[SHORT PROBLEM]:
Print again only this span: the line with "Clone this chart in matplotlib.", the line with "years_sub = list(range(1950, 1988))", and all lines between them, exactly as given.
### DATA LINES
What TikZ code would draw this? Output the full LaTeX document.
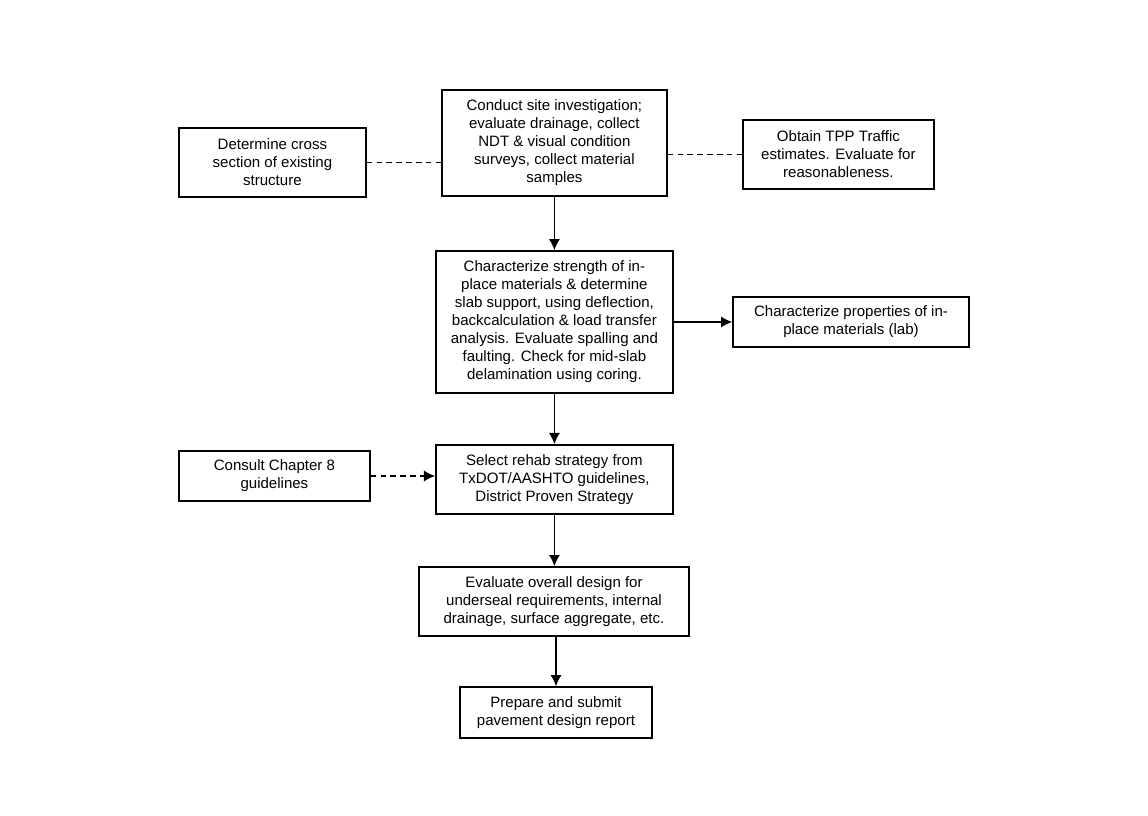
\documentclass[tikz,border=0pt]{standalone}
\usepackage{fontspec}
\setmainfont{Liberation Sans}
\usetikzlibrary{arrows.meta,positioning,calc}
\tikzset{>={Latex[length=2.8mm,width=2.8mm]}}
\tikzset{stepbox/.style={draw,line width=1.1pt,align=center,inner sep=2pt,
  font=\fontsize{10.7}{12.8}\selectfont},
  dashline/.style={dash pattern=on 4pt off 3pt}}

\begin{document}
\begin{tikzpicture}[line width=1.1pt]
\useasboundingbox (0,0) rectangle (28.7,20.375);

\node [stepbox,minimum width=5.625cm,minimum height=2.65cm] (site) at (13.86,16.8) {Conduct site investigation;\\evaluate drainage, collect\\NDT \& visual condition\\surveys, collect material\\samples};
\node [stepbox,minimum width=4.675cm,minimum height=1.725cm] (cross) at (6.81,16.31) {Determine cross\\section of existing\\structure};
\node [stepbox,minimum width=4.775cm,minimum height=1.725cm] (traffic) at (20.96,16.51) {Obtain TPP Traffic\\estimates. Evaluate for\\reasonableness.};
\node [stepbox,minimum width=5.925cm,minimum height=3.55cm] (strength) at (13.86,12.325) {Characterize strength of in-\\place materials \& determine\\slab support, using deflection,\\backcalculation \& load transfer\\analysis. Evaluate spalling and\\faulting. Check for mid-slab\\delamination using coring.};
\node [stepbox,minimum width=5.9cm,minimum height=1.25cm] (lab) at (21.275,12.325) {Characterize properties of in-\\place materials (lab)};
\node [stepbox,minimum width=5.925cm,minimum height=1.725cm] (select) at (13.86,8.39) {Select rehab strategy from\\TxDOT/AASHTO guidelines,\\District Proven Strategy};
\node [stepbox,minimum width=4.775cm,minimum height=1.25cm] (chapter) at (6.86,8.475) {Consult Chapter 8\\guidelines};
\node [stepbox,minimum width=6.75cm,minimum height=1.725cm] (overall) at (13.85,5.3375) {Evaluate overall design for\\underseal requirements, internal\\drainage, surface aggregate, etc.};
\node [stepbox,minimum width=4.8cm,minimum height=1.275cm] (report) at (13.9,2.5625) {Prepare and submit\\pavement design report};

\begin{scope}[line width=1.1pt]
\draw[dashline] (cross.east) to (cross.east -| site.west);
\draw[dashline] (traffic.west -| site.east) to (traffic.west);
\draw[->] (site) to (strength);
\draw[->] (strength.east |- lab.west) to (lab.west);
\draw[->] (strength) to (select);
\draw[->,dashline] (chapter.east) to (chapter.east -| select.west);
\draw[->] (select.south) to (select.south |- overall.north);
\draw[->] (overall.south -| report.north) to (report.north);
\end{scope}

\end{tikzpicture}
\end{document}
######
### DATA LINES
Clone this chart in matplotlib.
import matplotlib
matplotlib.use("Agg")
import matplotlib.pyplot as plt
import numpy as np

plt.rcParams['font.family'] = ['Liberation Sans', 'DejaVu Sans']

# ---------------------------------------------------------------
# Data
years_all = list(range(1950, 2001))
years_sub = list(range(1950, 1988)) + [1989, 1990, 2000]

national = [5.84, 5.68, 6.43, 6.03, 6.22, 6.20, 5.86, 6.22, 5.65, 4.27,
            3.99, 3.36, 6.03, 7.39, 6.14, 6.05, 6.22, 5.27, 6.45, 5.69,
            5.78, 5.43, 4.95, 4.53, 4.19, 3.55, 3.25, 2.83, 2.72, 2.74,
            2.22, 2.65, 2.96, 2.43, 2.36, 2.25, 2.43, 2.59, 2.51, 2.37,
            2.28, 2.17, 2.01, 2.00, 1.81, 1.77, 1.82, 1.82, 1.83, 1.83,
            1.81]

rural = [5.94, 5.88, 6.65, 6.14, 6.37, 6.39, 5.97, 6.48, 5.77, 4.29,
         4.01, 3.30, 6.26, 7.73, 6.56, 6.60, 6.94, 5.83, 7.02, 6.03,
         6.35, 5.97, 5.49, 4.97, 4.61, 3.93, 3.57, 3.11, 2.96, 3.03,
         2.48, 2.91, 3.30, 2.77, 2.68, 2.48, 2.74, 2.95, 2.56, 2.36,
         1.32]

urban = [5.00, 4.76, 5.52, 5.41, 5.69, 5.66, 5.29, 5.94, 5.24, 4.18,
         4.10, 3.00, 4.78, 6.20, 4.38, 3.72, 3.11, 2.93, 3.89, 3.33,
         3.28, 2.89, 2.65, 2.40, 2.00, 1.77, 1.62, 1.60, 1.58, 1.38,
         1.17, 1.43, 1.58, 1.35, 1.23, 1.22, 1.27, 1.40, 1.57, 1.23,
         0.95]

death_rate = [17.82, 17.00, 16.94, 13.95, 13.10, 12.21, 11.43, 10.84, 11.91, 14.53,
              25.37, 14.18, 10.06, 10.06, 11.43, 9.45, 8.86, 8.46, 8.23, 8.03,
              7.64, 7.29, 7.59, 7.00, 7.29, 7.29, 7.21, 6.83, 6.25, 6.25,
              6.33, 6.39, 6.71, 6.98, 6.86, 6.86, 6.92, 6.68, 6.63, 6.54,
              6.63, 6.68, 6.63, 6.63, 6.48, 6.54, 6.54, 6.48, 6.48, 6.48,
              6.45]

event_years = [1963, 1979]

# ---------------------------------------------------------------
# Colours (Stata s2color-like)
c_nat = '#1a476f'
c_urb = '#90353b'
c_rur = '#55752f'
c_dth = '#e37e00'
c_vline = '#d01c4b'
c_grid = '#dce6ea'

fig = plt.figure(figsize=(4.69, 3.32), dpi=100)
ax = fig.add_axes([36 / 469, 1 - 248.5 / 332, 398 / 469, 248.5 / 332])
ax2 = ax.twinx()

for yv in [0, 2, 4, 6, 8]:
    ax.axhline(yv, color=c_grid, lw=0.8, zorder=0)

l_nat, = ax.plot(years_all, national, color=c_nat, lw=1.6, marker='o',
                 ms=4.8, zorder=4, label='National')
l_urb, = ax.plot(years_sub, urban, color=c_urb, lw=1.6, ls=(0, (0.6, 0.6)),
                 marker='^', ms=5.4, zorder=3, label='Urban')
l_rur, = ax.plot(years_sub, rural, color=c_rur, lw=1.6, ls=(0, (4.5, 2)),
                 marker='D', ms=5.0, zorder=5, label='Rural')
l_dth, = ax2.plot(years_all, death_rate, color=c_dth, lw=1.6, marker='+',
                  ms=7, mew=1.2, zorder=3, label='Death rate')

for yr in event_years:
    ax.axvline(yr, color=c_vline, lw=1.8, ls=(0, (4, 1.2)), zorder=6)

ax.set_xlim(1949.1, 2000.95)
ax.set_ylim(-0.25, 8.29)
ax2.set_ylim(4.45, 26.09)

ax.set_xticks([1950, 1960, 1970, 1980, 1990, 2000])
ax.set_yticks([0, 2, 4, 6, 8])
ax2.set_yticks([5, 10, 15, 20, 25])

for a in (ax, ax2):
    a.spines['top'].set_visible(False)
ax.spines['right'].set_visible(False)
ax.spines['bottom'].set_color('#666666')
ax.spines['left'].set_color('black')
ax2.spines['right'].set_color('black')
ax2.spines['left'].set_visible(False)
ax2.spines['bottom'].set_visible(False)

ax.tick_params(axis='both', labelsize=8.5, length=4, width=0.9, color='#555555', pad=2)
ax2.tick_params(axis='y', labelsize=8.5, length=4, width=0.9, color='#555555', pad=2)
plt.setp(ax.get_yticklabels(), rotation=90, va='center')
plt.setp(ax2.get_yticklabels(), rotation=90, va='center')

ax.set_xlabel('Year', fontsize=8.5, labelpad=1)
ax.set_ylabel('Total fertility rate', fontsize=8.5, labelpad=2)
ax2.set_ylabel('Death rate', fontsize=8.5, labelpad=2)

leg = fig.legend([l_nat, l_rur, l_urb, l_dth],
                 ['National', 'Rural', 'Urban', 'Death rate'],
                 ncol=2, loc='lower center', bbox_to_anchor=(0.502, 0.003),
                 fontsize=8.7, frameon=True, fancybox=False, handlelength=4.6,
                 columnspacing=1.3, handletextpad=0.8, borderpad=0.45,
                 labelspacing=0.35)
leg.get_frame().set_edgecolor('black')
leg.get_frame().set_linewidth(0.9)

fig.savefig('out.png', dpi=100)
######
### DATA LINES
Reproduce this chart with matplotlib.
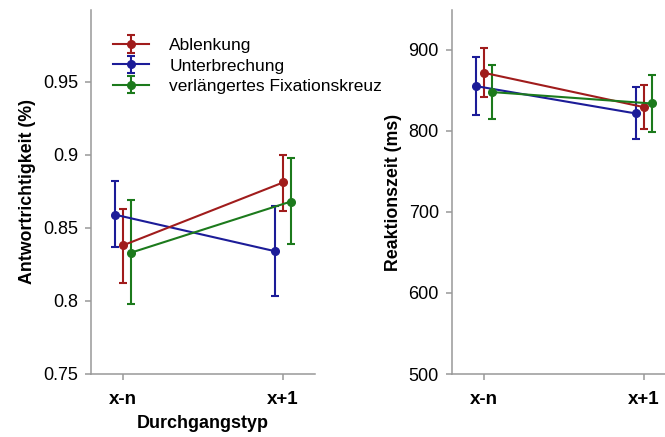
######
[ANSWER]:
Clone this chart in matplotlib.
import matplotlib
matplotlib.use("Agg")
import matplotlib.pyplot as plt
import numpy as np

plt.rcParams['font.family'] = ['Liberation Sans', 'DejaVu Sans']

# ---------------------------------------------------------------
# Data
years_all = list(range(1950, 2001))
years_sub = list(range(1950, 1988)) + [1989, 1990, 2000]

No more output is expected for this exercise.